ADALINE ALBUM WILL BE RELEASED NOVEMBER 1ST ON LIGHT ORGAN RECORDS.
Posted on Oct 6, 2011 in THE WIRE | Comments Off
Adaline ready to celebrate the release of Modern Romantics with shows in Toronto and Vancouver.
Album will be released November 1st on Light Organ Records.
Vancouver — Adaline is excited to announce two release shows in Toronto and Vancouver in support of her stellar second album Modern Romantics (full details below). The album will be available from November 1st and was produced by Hawksley Workman with additional production from Marten Tromm, and Tino Zolfo. Watch a short making-of documentary on her new website here or by clicking the still below.
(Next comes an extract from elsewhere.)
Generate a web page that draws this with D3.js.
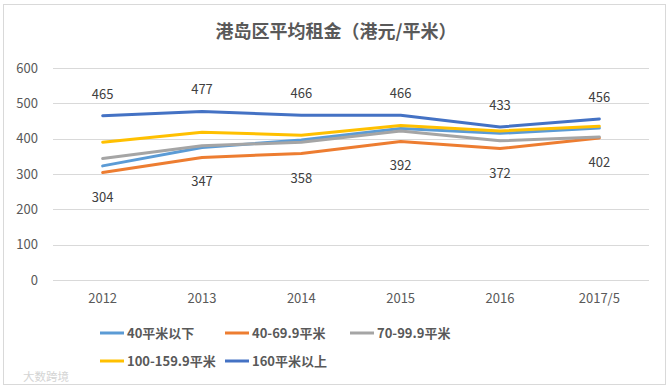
<!DOCTYPE html>
<html>
<head>
<meta charset="utf-8">
<script src="https://cdn.jsdelivr.net/npm/d3@7"></script>
<style>
  body { margin: 0; background: #fff; }
  text { font-family: "Noto Sans CJK SC", "Noto Sans", sans-serif; }
</style>
</head>
<body>
<div id="chart"></div>
<script>
// --- Data ---
const years = ["2012", "2013", "2014", "2015", "2016", "2017/5"];
const seriesNames = ["40平米以下", "40-69.9平米", "70-99.9平米", "100-159.9平米", "160平米以上"];
const seriesColors = ["#5B9BD5", "#ED7D31", "#A5A5A5", "#FFC000", "#4472C4"];
const under40 = [323, 375, 396, 429, 415, 430];
const s40to70 = [304, 347, 358, 392, 372, 402];
const s70to100 = [344, 380, 390, 422, 394, 405];
const s100to160 = [390, 418, 410, 437, 422, 435];
const over160 = [465, 477, 466, 466, 433, 456];
const yTicks = [0, 100, 200, 300, 400, 500, 600];

const allSeries = [under40, s40to70, s70to100, s100to160, over160];

// --- Layout ---
const width = 671, height = 388;
const plot = { left: 53, right: 649, top: 68, bottom: 280 };

const svg = d3.select("#chart").append("svg")
  .attr("width", width).attr("height", height);

// chart border
svg.append("rect")
  .attr("x", 3.5).attr("y", 4.5)
  .attr("width", 662).attr("height", 380)
  .attr("fill", "#fff").attr("stroke", "#D9D9D9");

svg.append("text")
  .attr("x", 336).attr("y", 38)
  .attr("text-anchor", "middle")
  .attr("font-size", 18).attr("font-weight", "bold")
  .attr("fill", "#595959")
  .text("港岛区平均租金（港元/平米）");

const x = d3.scaleBand().domain(years).range([plot.left, plot.right]);
const y = d3.scaleLinear().domain([0, 600]).range([plot.bottom, plot.top]);

// gridlines
svg.append("g").selectAll("line").data(yTicks).join("line")
  .attr("x1", plot.left).attr("x2", plot.right)
  .attr("y1", d => Math.round(y(d)) + 0.5).attr("y2", d => Math.round(y(d)) + 0.5)
  .attr("stroke", "#D9D9D9");

// y axis labels
const yAxis = d3.axisLeft(y).tickValues(yTicks).tickSize(0).tickPadding(0);
const yG = svg.append("g").attr("transform", `translate(38,0)`).call(yAxis);
yG.select(".domain").remove();
yG.selectAll("text").attr("font-size", 13).attr("fill", "#595959")
  .style("font-family", '"Noto Sans CJK SC", sans-serif');

// x axis labels
const xAxis = d3.axisBottom(x).tickSize(0).tickPadding(0);
const xG = svg.append("g").attr("transform", `translate(0,${plot.bottom + 14})`).call(xAxis);
xG.select(".domain").remove();
xG.selectAll("text").attr("font-size", 13).attr("fill", "#595959")
  .style("font-family", '"Noto Sans CJK SC", sans-serif');

// lines
const line = d3.line()
  .x((d, i) => x(years[i]) + x.bandwidth() / 2)
  .y(d => y(d));

svg.append("g").selectAll("path").data(allSeries).join("path")
  .attr("d", d => line(d))
  .attr("fill", "none")
  .attr("stroke", (d, i) => seriesColors[i])
  .attr("stroke-width", 3)
  .attr("stroke-linejoin", "round")
  .attr("stroke-linecap", "round");

// data labels: top series above, orange series below
svg.append("g").selectAll("text").data(over160).join("text")
  .attr("x", (d, i) => x(years[i]) + x.bandwidth() / 2)
  .attr("y", d => y(d) - 17)
  .attr("text-anchor", "middle")
  .attr("font-size", 13).attr("fill", "#404040")
  .text(d => d);

svg.append("g").selectAll("text").data(s40to70).join("text")
  .attr("x", (d, i) => x(years[i]) + x.bandwidth() / 2)
  .attr("y", d => y(d) + 29)
  .attr("text-anchor", "middle")
  .attr("font-size", 13).attr("fill", "#404040")
  .text(d => d);

// legend
const legendPos = [[100, 333], [225, 333], [350, 333], [100, 361], [225, 361]];
const lg = svg.append("g").selectAll("g").data(seriesNames).join("g")
  .attr("transform", (d, i) => `translate(${legendPos[i][0]},${legendPos[i][1]})`);
lg.append("line")
  .attr("x1", 0).attr("x2", 24).attr("y1", 0).attr("y2", 0)
  .attr("stroke", (d, i) => seriesColors[i]).attr("stroke-width", 3);
lg.append("text")
  .attr("x", 27).attr("y", 5)
  .attr("font-size", 13).attr("font-weight", "bold").attr("fill", "#595959")
  .text(d => d);

// watermark
svg.append("text")
  .attr("x", 23).attr("y", 381)
  .attr("font-size", 11.5).attr("fill", "#D4D4D4")
  .text("大数跨境");
</script>
</body>
</html>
Get a sneak-peek of Modern Romantics by downloading an MP3 for “Wasted Time” here.
Modern Romantics is invested with the depth and imagination you only ever get from high-end, ultra-talented music nerds, whether it’s in the meticulously layered percussion and noise – timpani included – of the Metric-gone-industrial “Wasted Time”, or the tonal shifts that bring such deliberate force to Adaline’s cathedral-sized ballad, “Say Goodbye (I Won’t Even)”. Adaline achieves near Judy Garland levels of melodrama on “That’s What You Do Best”, the stately electro-torch song that opens Modern Romantics. But she doesn’t get there without boxing your ears with wiggy sax (from Shuffle Demon Richard Underhill) and unhinged guitar solos (by Workman) on the way, the latter sounding like it was recorded in a reinforced missile silo. There’s a lot of tastefully rendered sonic action on the way to that quivering, love-burnt climax.
“I wanted to take a very European approach to the record,” she says, adding that she and her busiest partner, Hawksley Workman – who played on and produced nine of its twelve tracks – were throwing names like Portishead, Bat for Lashes, La Roux, Beck, and Goldfrapp around when they entered Toronto’s Canterbury Studio for four weeks. “Groove artists,” she calls them. “I wanted it to sound world class. A lot of people seem to be doing these very chill, laid back, organic records, and I kinda wanted to be a little more aggressive in terms of the sounds and production.”